Project Management Knowledge Areas
This past year I’ve started teaching some of the Project Management Institutes (PMI) Project Management Knowledge Areas. These knowledge areas are used in most projects most of the time. These knowledge areas are also tested in PMI qualifications.
What are the PMI Knowledge Areas?
The 10 knowledge areas (according to PMI BoK6 2017) are:
- Project Integration Management
- Project Scope Management
- Schedule Management
- Project Cost Management
- Project Quality Management
- Resource Management
- Project Communications Management
- Project Risk Management
- Procurement Management
- Project Stakeholder Management
These are identified areas of Project Management, defined by their knowledge requirements. They are described in terms of inputs, tools & methods, and outputs.
APM Competence Framework
The Association for Project Management (APM) has a list of Competencies. The APM Competence Framework lists 27 competences. The APM then split these into ‘Application’ and ‘Knowledge’. For each of these a Project Manager can rate themselves as:
In this way, the Competence Framework is excellent for identifying CPD requirements.

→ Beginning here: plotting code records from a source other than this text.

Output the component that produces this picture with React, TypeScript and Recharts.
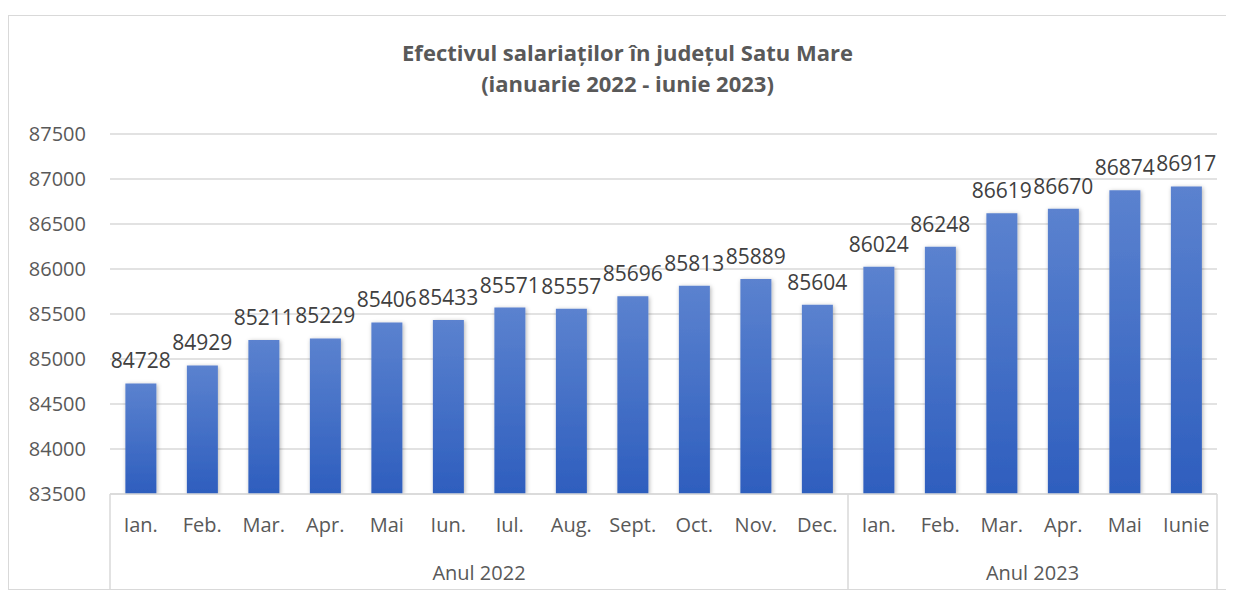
import React from "react";
import { BarChart, Bar, XAxis, YAxis, CartesianGrid, LabelList } from "recharts";

const months = ["Ian.", "Feb.", "Mar.", "Apr.", "Mai", "Iun.", "Iul.", "Aug.", "Sept.", "Oct.", "Nov.", "Dec.", "Ian.", "Feb.", "Mar.", "Apr.", "Mai", "Iunie"];
const years = ["Anul 2022", "Anul 2022", "Anul 2022", "Anul 2022", "Anul 2022", "Anul 2022", "Anul 2022", "Anul 2022", "Anul 2022", "Anul 2022", "Anul 2022", "Anul 2022", "Anul 2023", "Anul 2023", "Anul 2023", "Anul 2023", "Anul 2023", "Anul 2023"];
const employees = [84728, 84929, 85211, 85229, 85406, 85433, 85571, 85557, 85696, 85813, 85889, 85604, 86024, 86248, 86619, 86670, 86874, 86917];
const yTicks = [83500, 84000, 84500, 85000, 85500, 86000, 86500, 87000, 87500];

const data = months.map((m, i) => ({ key: i, month: m, year: years[i], value: employees[i] }));

const CHART_W = 1221;
const CHART_H = 573;
const M_TOP = 118;
const M_RIGHT = 13;
const Y_W = 101;
const PLOT_H = 360;
const MONTH_H = 48;
const YEAR_H = 47;
const BAND = (CHART_W - Y_W - M_RIGHT) / months.length;

const FONT = "'Open Sans', sans-serif";
const TEXT = "#595959";
const GRID = "#d9d9d9";

const MonthTick = (props: any) => {
  const { x, y, index } = props;
  return (
    <text x={x} y={y} dy={14} textAnchor="middle" fill={TEXT} fontSize={20} fontFamily={FONT}>
      {months[index]}
    </text>
  );
};

const YearTick = (props: any) => {
  const { x, index } = props;
  const year = years[index];
  const first = index === 0 || years[index - 1] !== year;
  const last = index === years.length - 1;
  const count = years.filter((y) => y === year).length;
  const top = M_TOP + PLOT_H;
  const bottom = CHART_H;
  const left = x - BAND / 2;
  return (
    <g>
      {first && <line x1={left} x2={left} y1={top} y2={bottom} stroke={GRID} strokeWidth={1.5} />}
      {last && <line x1={x + BAND / 2} x2={x + BAND / 2} y1={top} y2={bottom} stroke={GRID} strokeWidth={1.5} />}
      {first && (
        <text x={left + (count * BAND) / 2} y={top + 86} textAnchor="middle" fill={TEXT} fontSize={20} fontFamily={FONT}>
          {year}
        </text>
      )}
    </g>
  );
};

export default function App() {
  return (
    <div
      style={{
        position: "relative",
        width: CHART_W + 2,
        height: CHART_H + 2,
        marginTop: 7,
        border: `1px solid ${GRID}`,
        boxSizing: "border-box",
        background: "#fff",
        fontFamily: FONT,
      }}
    >
      <div
        style={{
          position: "absolute",
          left: 8,
          top: 21,
          width: CHART_W,
          textAlign: "center",
          color: TEXT,
          fontWeight: "bold",
          fontSize: 22,
          lineHeight: "31px",
          zIndex: 1,
        }}
      >
        Efectivul salariaților în județul Satu Mare
        <br />
        (ianuarie 2022 - iunie 2023)
      </div>
      <BarChart
        width={CHART_W}
        height={CHART_H}
        data={data}
        margin={{ top: M_TOP, right: M_RIGHT, bottom: 0, left: 0 }}
        barCategoryGap="25%"
      >
        <defs>
          <linearGradient id="barGrad" x1="0" y1="0" x2="0" y2="1">
            <stop offset="0%" stopColor="#5b82cf" />
            <stop offset="100%" stopColor="#2e5ebe" />
          </linearGradient>
          <filter id="barShadow" x="-30%" y="-10%" width="160%" height="120%">
            <feDropShadow dx="1" dy="1" stdDeviation="2" floodColor="#000" floodOpacity="0.3" />
          </filter>
        </defs>
        <CartesianGrid vertical={false} stroke={GRID} strokeWidth={1.5} />
        <XAxis
          dataKey="key"
          height={MONTH_H}
          interval={0}
          axisLine={{ stroke: GRID, strokeWidth: 1.5 }}
          tickLine={false}
          tickSize={0}
          tickMargin={24}
          tick={<MonthTick />}
        />
        <XAxis
          xAxisId="year"
          dataKey="key"
          height={YEAR_H}
          interval={0}
          axisLine={false}
          tickLine={false}
          tick={<YearTick />}
        />
        <YAxis
          width={Y_W}
          domain={[83500, 87500]}
          ticks={yTicks}
          axisLine={false}
          tickLine={false}
          tickSize={0}
          tickMargin={24}
          tick={{ fill: TEXT, fontSize: 20, fontFamily: FONT }}
          allowDataOverflow
        />
        <Bar dataKey="value" fill="url(#barGrad)" filter="url(#barShadow)" isAnimationActive={false}>
          <LabelList dataKey="value" position="top" offset={15} fill="#404040" fontSize={21} fontFamily={FONT} />
        </Bar>
      </BarChart>
    </div>
  );
}
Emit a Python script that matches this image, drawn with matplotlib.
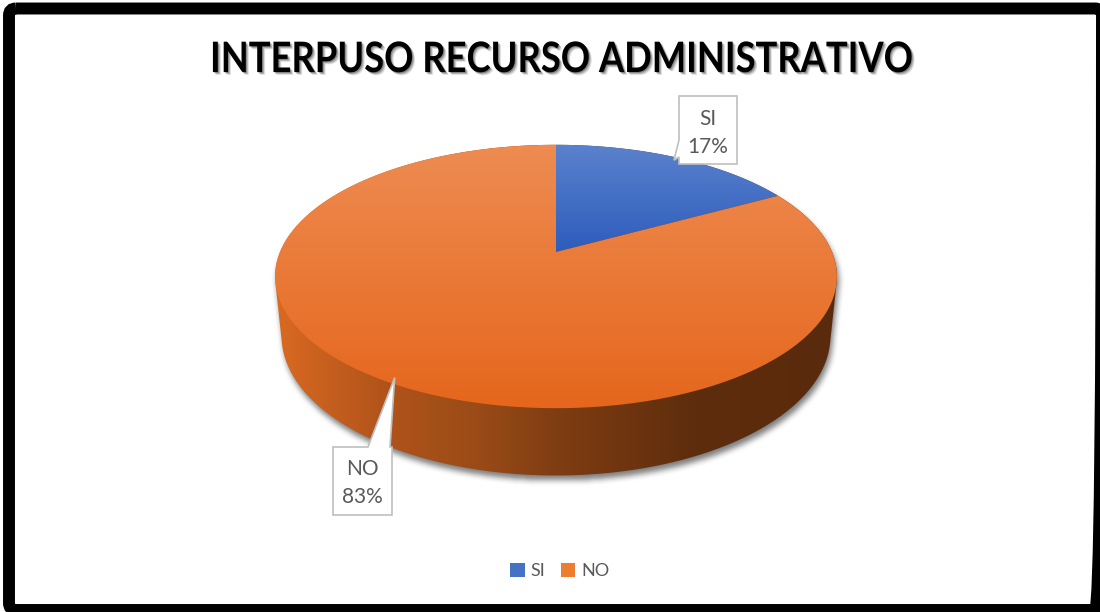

Comparing the APM Competence Framework with the PMI Knowledge Areas
There is a good match between the APM Competence Framework and the PMI Knowledge Areas. In some cases the terminology is different. The APM combine ‘Stakeholders’ with ‘Communication’. The PMI knowledge area of ‘Integration’ is covered by the APM competences ‘Consolidated Planning’ and ‘Transition Management’.
The APM approach to Project Management tends to be broader than the PMI approach. The APM include aspects such as ‘Leadership’, ‘Conflict’, ‘Team management’, and ‘Ethics/Professionalism’.
Another fundamental difference is that the PMI Knowledge Areas and BoK can be seen as a training manual. Whilst the APM Competence Framework and BoK is more a guide to what should be understood about projects and project management.
Knowledge plus Experience leads to Competence
Knowing something, and passing an exam is all well and good. Application of that knowledge can lead to a competence in the topic.
The PMI recognise that there are other areas of knowledge that may also be needed. These might include Financial Management or Health and Safety.